The Treemap Data Visualization Page

Data Source:

The aggregate data visualization code depends on a JSON file that follows a valid data.json schema as defined by the open data project here: https://project-open-data.cio.gov/ and here https://project-open-data.cio.gov/v1.1/schema/.

Theoretically, you should be able to drop in any data.json from any federal agency. Your milage may vary, however. The visualization may not look as nice if the structure is different. For example, if source is shown as the first breakdown and 95% of your datasets are from a single source, than that rectange will take up the majority of the space. This won't look very nice.

Data Processing:

data_processing.py is responsible for processing the data and can be found inside the data_processing_scripts folder. To run it, make sure your data source is in the same folder as the script and run python3 data_processing.py. This will produce processed_data.json, which is formatted as follows:

{
   "name": "dataset",
   "children": [
       {
           "name": <source>,
           "children": [
               {
                   "name": <category>,
                   "children": [
                       {
                           "name": <keyword>,
                           "value": <count>
                       }, ...
                   ]
               }, ...
           ]
       }, ...
   ]
}

NOTE: Category refers to "theme" in the original schema.

Duplicates:

If your source data has a duplicate source, you may add it to duplicates.json found inside the data_processing_scripts folder.

Example:

{
  "National Aeronautics Space Administration": "NASA",
  ...
}

This example will group both "National Aeronautics Space Administration" and "NASA" under the source name "NASA" in data_processing.py.

Ignoring Data:

If your source data has any source, category or keyword you want ignored, you may add it to ignoreData.json found inside the data_processing_scripts folder.

Example:

{
  "source": ["NASA"],
  "category": ["Earth Science", "Geospatial"],
  "keyword": []
}

This example will ignore all entries in which "NASA" is the source, and ignore all entires with "Earth Science" and "Geospatial" are categories. NOTE: Category refers to "theme" in the original schema

Keyword Count Minimum:

keyword_count_threshold sets the minimum number a keyword count must be to be added to processed_data.json and can be changed inside data_processing.py here.

Data Visualization:

The code used to visualize the data is visualizations.js and can be found inside nasawds-2.07/js.
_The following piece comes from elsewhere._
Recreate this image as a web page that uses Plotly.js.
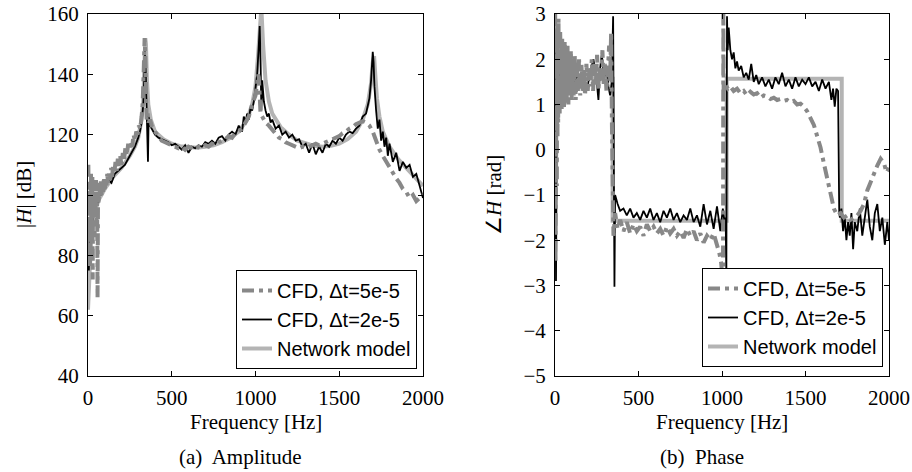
<!DOCTYPE html>
<html>
<head>
<meta charset="utf-8">
<script src="https://cdn.plot.ly/plotly-3.0.1.min.js"></script>
<style>
html,body{margin:0;padding:0;background:#fff;}
#chart{width:912px;height:472px;}
</style>
</head>
<body>
<div id="chart"></div>
<script>
// ---------- Amplitude (|H| in dB) ----------
const ampNetF = [0,10,20,40,60,80,100,150,200,250,280,300,320,330,338,342,346,352,360,375,400,450,500,550,600,650,700,750,800,850,900,950,980,1000,1015,1025,1030,1035,1045,1060,1080,1100,1150,1200,1250,1300,1350,1400,1450,1500,1550,1600,1640,1670,1690,1700,1708,1715,1725,1740,1760,1800,1850,1900,1950,2000];
const ampNetV = [62,80,88,94,98,100,102,106,109,113,116,119,125,131,142,152,150,138,130,125,121,118.5,117,116.2,115.8,115.7,116,116.5,117.5,119,121,125,130,136,146,158,162,162,150,138,131,127,122.5,120,118,117,116.3,116,116.3,117,118.5,121,125,130,137,144,146,140,132,126,121,116,112,109,106,103];

const ampC2F = [5,10,15,20,25,30,40,50,60,70,80,90,100,120,140,160,180,200,220,240,260,280,300,310,320,330,335,340,345,350,355,358,362,366,370,380,390,400,420,440,460,480,500,520,540,560,580,600,620,640,660,680,700,720,740,760,780,800,820,840,860,880,900,920,930,940,950,960,970,980,990,1000,1010,1020,1025,1030,1035,1040,1045,1050,1060,1070,1080,1090,1100,1120,1140,1160,1180,1200,1220,1240,1260,1280,1300,1320,1340,1360,1380,1400,1420,1440,1460,1480,1500,1520,1540,1560,1580,1600,1620,1640,1660,1680,1690,1695,1700,1705,1710,1720,1730,1740,1750,1760,1770,1780,1790,1800,1820,1840,1860,1880,1900,1920,1940,1960,1980,2000];
const ampC2V = [75,88,80,92,85,96,94,98,97,101,100,103,102,105,104,107,108,109,110,112,114,116,119,121,124,130,138,148,140,127,118,111,126,124,123,122,121,120,119,118.5,118,117.5,116.5,117,116,115,116.5,114,116,115.5,116.5,116,117.5,117,118,117,119,119.5,118,120,121,120,123,121,126,124,127,125,129,128,131,135,140,150,156,145,128,138,134,131,128,126,127,124,125,122,123,120,121,119,120,118,118.5,116,117,114,117,113.5,116,114,117,116,118,117,119,118,120,121,120.5,122,123,126,127,132,138,142,147.5,144,136,128,122,125,118,121,116,119,113,117,111,114,108,111,109,110,106,107,103,99];

const ampC5F = [2,4,6,8,10,12,14,16,18,20,22,24,26,28,30,33,36,39,42,45,48,51,54,57,60,64,68,72,76,80,85,90,95,100,105,110,115,120,126,132,138,144,150,157,164,171,178,185,192,200,208,216,224,232,240,248,256,264,272,280,288,296,304,312,320,326,332,338,342,346,350,356,362,370,380,400,420,440,460,480,500,520,540,560,580,600,620,640,660,680,700,720,740,760,780,800,820,840,860,880,900,920,940,960,980,1000,1010,1015,1020,1025,1030,1040,1050,1060,1080,1100,1120,1140,1160,1180,1200,1220,1240,1260,1280,1300,1320,1340,1360,1380,1400,1420,1440,1460,1480,1500,1520,1540,1560,1580,1600,1620,1640,1660,1680,1700,1720,1740,1760,1780,1800,1820,1840,1860,1880,1900,1920,1940,1960,1980,2000];
const ampC5V = [110,92,106,80,104,76,101,90,107,84,103,94,106,72,100,95,104,86,102,98,105,90,103,66,101,97,104,99,105,100,104,101,106,102,105,103,107,104,108,105,109,106,110,107,111,108,112,109,113,110,114,112,116,113,117,115,118,116,120,118,121,120,123,122,126,130,140,152,146,130,125,127,124,125,123,121,119.5,118,117.5,117,116.5,116,115.5,116,115,116,115.5,115,116,115.5,116.5,116,117,116.5,117.5,118,118.5,119.5,119,120.5,121,122,124,126,130,133,137,140,139,133,127,126,125,124,123,121.5,120,119,118.5,117.5,117,116.5,116,115.5,116,115.5,116,116.5,117,116.5,117,117.5,118,118.5,119,119.5,120.5,121,122,122.5,123.5,124,124.5,124,123,121,118,115,113,111,109,107,105.5,104,102,101,99,100,98,99,100];

// ---------- Phase (angle H in rad) ----------
const phNetF = [0,345,345,1028,1028,1717,1717,2000];
const phNetV = [1.57,1.57,-1.57,-1.57,1.57,1.57,-1.57,-1.57];

const phC2F = [2,4,6,8,10,14,18,24,30,40,50,60,70,80,90,100,115,130,150,170,190,210,230,250,260,270,280,295,310,320,330,340,348,352,356,360,366,375,390,410,430,450,470,490,510,530,550,570,590,610,630,650,670,690,710,730,750,770,790,810,830,850,870,890,910,930,950,970,990,1005,1015,1022,1026,1030,1034,1040,1050,1060,1070,1080,1090,1100,1115,1130,1145,1160,1175,1190,1205,1220,1240,1260,1280,1300,1320,1340,1360,1380,1400,1420,1440,1460,1480,1500,1520,1540,1560,1580,1600,1620,1640,1655,1665,1675,1685,1695,1702,1706,1715,1725,1735,1745,1755,1765,1775,1785,1795,1810,1825,1840,1855,1870,1885,1900,1915,1930,1945,1960,1975,1990,2000];
const phC2V = [2.6,-1.0,-2.9,-1.5,0.5,1.8,1.2,2.0,1.5,1.9,1.3,1.7,1.4,1.8,1.5,1.6,1.4,1.7,1.5,1.6,1.3,1.7,2.0,1.5,1.1,1.8,2.1,1.6,1.8,1.4,1.2,1.5,2.95,1.0,-3.03,-1.0,-1.1,-1.2,-1.35,-1.3,-1.45,-1.3,-1.5,-1.4,-1.55,-1.35,-1.5,-1.3,-1.55,-1.4,-1.6,-1.35,-1.5,-1.3,-1.55,-1.4,-1.6,-1.45,-1.55,-1.3,-1.6,-1.45,-1.7,-1.2,-1.65,-1.35,-1.75,-1.25,-1.8,-1.3,-1.6,-1.5,-2.8,2.95,2.2,2.7,2.2,2.0,2.15,1.8,1.95,1.75,1.85,1.6,1.7,1.55,1.9,1.5,1.65,1.45,1.6,1.4,1.55,1.35,1.6,1.45,1.7,1.4,1.55,1.35,1.6,1.4,1.55,1.45,1.6,1.4,1.5,1.3,1.55,1.35,1.5,1.1,1.35,0.95,1.35,1.3,-1.4,-1.5,-1.3,-1.8,-1.5,-2.0,-1.6,-1.9,-1.4,-2.2,-1.6,-1.8,-1.3,-1.9,-1.5,-1.1,-1.7,-2.0,-1.4,-1.2,-1.8,-1.5,-2.1,-1.6,-2.0];

const phC5F = [1,3,5,7,9,11,13,15,17,19,21,23,25,28,31,34,37,40,43,46,50,54,58,62,66,70,75,80,85,90,95,100,106,112,118,124,130,137,144,151,158,165,172,180,188,196,204,212,220,228,236,244,252,260,268,276,284,292,300,308,316,324,330,336,341,345,350,360,375,390,410,430,450,470,490,510,530,550,570,590,610,630,650,670,690,710,730,750,770,790,810,830,850,870,890,910,930,950,970,985,995,1002,1006,1008,1010,1020,1035,1050,1070,1090,1110,1130,1150,1170,1190,1210,1230,1250,1270,1290,1310,1330,1350,1370,1390,1410,1430,1450,1470,1490,1510,1530,1550,1570,1590,1610,1630,1650,1670,1690,1710,1730,1750,1770,1790,1810,1830,1850,1870,1890,1910,1930,1950,1970,1985,2000];
const phC5V = [3.0,-2.5,2.9,0.0,2.7,-0.8,2.8,0.3,2.6,0.6,2.9,0.9,2.5,0.8,2.6,1.0,2.4,0.9,2.5,1.1,2.3,0.9,2.4,1.0,2.2,1.1,2.3,1.0,2.1,1.2,2.2,1.1,2.0,1.2,2.1,1.1,1.9,1.3,2.0,1.2,1.9,1.3,1.8,1.2,1.9,1.3,1.8,1.4,2.0,1.3,1.9,1.4,2.1,1.3,1.8,1.5,2.2,1.4,1.9,1.3,1.7,2.3,1.5,2.6,0.5,-1.5,-1.9,-1.4,-1.75,-1.55,-1.8,-1.6,-1.85,-1.65,-1.8,-1.7,-1.9,-1.65,-1.8,-1.7,-1.85,-1.75,-1.9,-1.7,-1.85,-1.75,-1.9,-1.8,-1.95,-1.75,-1.9,-1.8,-2.0,-1.85,-2.05,-1.9,-2.0,-1.85,-2.1,-2.3,-2.5,-2.8,-3.0,3.0,1.3,1.45,1.35,1.4,1.3,1.35,1.25,1.3,1.2,1.28,1.22,1.25,1.15,1.2,1.18,1.12,1.15,1.1,1.12,1.08,1.1,1.05,1.08,1.0,1.02,0.95,0.85,0.7,0.55,0.3,0.05,-0.3,-0.65,-1.0,-1.3,-1.45,-1.4,-1.5,-1.45,-1.55,-1.5,-1.45,-1.35,-1.2,-0.9,-0.7,-0.5,-0.35,-0.2,-0.3,-0.5,-0.4];

const seriesNames = ['CFD, \u0394t=5e-5', 'CFD, \u0394t=2e-5', 'Network model'];
const xTicks = [0,500,1000,1500,2000];
const ampTicks = [40,60,80,100,120,140,160];
const phTicks = [-5,-4,-3,-2,-1,0,1,2,3];

const NET_COL = '#b4b4b4', C5_COL = '#888888', C2_COL = '#000000';

function mk(x, y, name, kind, xa, ya, leg) {
  const st = {
    net: {color: NET_COL, width: 4, dash: 'solid', rank: 3},
    c5: {color: C5_COL, width: 4, dash: '12px,5px,4px,5px', rank: 1},
    c2: {color: C2_COL, width: 1.8, dash: 'solid', rank: 2}
  }[kind];
  return {x, y, name, type: 'scatter', mode: 'lines', xaxis: xa, yaxis: ya,
    line: {color: st.color, width: st.width, dash: st.dash},
    legend: leg, legendrank: st.rank, showlegend: true, hoverinfo: 'skip'};
}

const data = [
  mk(ampNetF, ampNetV, seriesNames[2], 'net', 'x', 'y', 'legend'),
  mk(ampC2F, ampC2V, seriesNames[1], 'c2', 'x', 'y', 'legend'),
  mk(ampC5F, ampC5V, seriesNames[0], 'c5', 'x', 'y', 'legend'),
  mk(phNetF, phNetV, seriesNames[2], 'net', 'x2', 'y2', 'legend2'),
  mk(phC2F, phC2V, seriesNames[1], 'c2', 'x2', 'y2', 'legend2'),
  mk(phC5F, phC5V, seriesNames[0], 'c5', 'x2', 'y2', 'legend2')
];

const serif = 'Liberation Serif, Times New Roman, serif';
const sans = 'Liberation Sans, Arial, sans-serif';
const axBase = {
  showgrid: false, zeroline: false, showline: true, linecolor: '#000', linewidth: 1,
  mirror: 'allticks', ticks: 'inside', ticklen: 5, tickcolor: '#000', tickwidth: 1,
  tickfont: {family: serif, size: 21, color: '#000'}, fixedrange: true
};
const yDom = [96/472, 458/472];
const legBase = {
  bgcolor: '#fff', bordercolor: '#000', borderwidth: 1,
  font: {family: sans, size: 20, color: '#000'}, xanchor: 'right', yanchor: 'bottom',
  tracegroupgap: 0
};
const tf = {family: serif, size: 21, color: '#000'};

const layout = {
  width: 912, height: 472,
  margin: {l: 0, r: 0, t: 0, b: 0},
  paper_bgcolor: '#fff', plot_bgcolor: '#fff',
  showlegend: true,
  xaxis: Object.assign({}, axBase, {domain: [88/912, 423/912], range: [0, 2000], tickvals: xTicks, anchor: 'y', ticklabelstandoff: 3}),
  yaxis: Object.assign({}, axBase, {domain: yDom, range: [40, 160], tickvals: ampTicks, anchor: 'x', ticklabelstandoff: 4}),
  xaxis2: Object.assign({}, axBase, {domain: [555/912, 889/912], range: [0, 2000], tickvals: xTicks, anchor: 'y2', ticklabelstandoff: 3}),
  yaxis2: Object.assign({}, axBase, {domain: yDom, range: [-5, 3], tickvals: phTicks, anchor: 'x2', ticklabelstandoff: 4}),
  legend: Object.assign({}, legBase, {x: 417/912, y: (472-369)/472}),
  legend2: Object.assign({}, legBase, {x: 883/912, y: (472-367)/472}),
  annotations: [
    {text: 'Frequency [Hz]', xref: 'paper', yref: 'paper', x: 255.5/912, y: (472-422)/472, xanchor: 'center', yanchor: 'middle', showarrow: false, font: tf},
    {text: 'Frequency [Hz]', xref: 'paper', yref: 'paper', x: 722/912, y: (472-422)/472, xanchor: 'center', yanchor: 'middle', showarrow: false, font: tf},
    {text: '|<i>H</i>| [dB]', xref: 'paper', yref: 'paper', x: 24/912, y: (472-195)/472, xanchor: 'center', yanchor: 'middle', textangle: -90, showarrow: false, font: tf},
    {text: '\u2220<i>H</i> [rad]', xref: 'paper', yref: 'paper', x: 494/912, y: (472-195)/472, xanchor: 'center', yanchor: 'middle', textangle: -90, showarrow: false, font: tf},
    {text: '(a)  Amplitude', xref: 'paper', yref: 'paper', x: 240/912, y: (472-457)/472, xanchor: 'center', yanchor: 'middle', showarrow: false, font: tf},
    {text: '(b)  Phase', xref: 'paper', yref: 'paper', x: 702/912, y: (472-457)/472, xanchor: 'center', yanchor: 'middle', showarrow: false, font: tf}
  ]
};

Plotly.newPlot('chart', data, layout, {displayModeBar: false, staticPlot: true});
</script>
</body>
</html>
Expanding Acronyms to be Displayed in Treemap Legend:

In acronyms.json, found inside nasawds-2.0.7/json, you may select acronyms you wish to be expanded for the purpose of displaying them in the treemap legend. Each acronym must have a type (either source or category), and a name (the acronym's expansion).

Example:

{
  "NASA": { "type": "source", "name": "National Aeronautics Space Administration"},
  "GPM": {"type": "category", "name": "Global Precipitation Measurement"}
}

Treemap Rectangle and Legend Key Links:

When a user clicks on either a treemap rectangle or a legend key, they are redirected to data.nasa.gov's data catalog page. Changing where a user is redirected can be done inside of nasawds-2.07/js/visualizations.js. Setting the treemap rectangle link is done here, and setting the legend key link is done here.

Functions:

create_treemap(<data>, <format>) function takes the processed_data.json as the first argument, and the treemap format (d3.treemapSquarify, d3.treemapBinary, d3.treemapSlice, d3.treemapDice, d3.treemapSliceDice) as the second. This function is responsible for rendering and appending the treemap to the site.

changeNesting(<data>) function takes the processed_data.json as an argument, and returns back the same data except it changes the grouping/nesting order from source -> category -> keyword to category -> source -> keyword.

clean_data_treemap(<data>) function takes the processed_data.json as an argument, and is responsible for removing sources and categories that have no children, as well as swap out source and category acronyms listed in acronyms.json (found inside nasawds-2.0.7/json) using swap_acronyms(). This new cleaned dataset it returned.

swap_acronyms(<acronym>) function takes an acronym string and returns its expantion if listed in acronyms.json. If no expantion is found, the original acronym string is returned.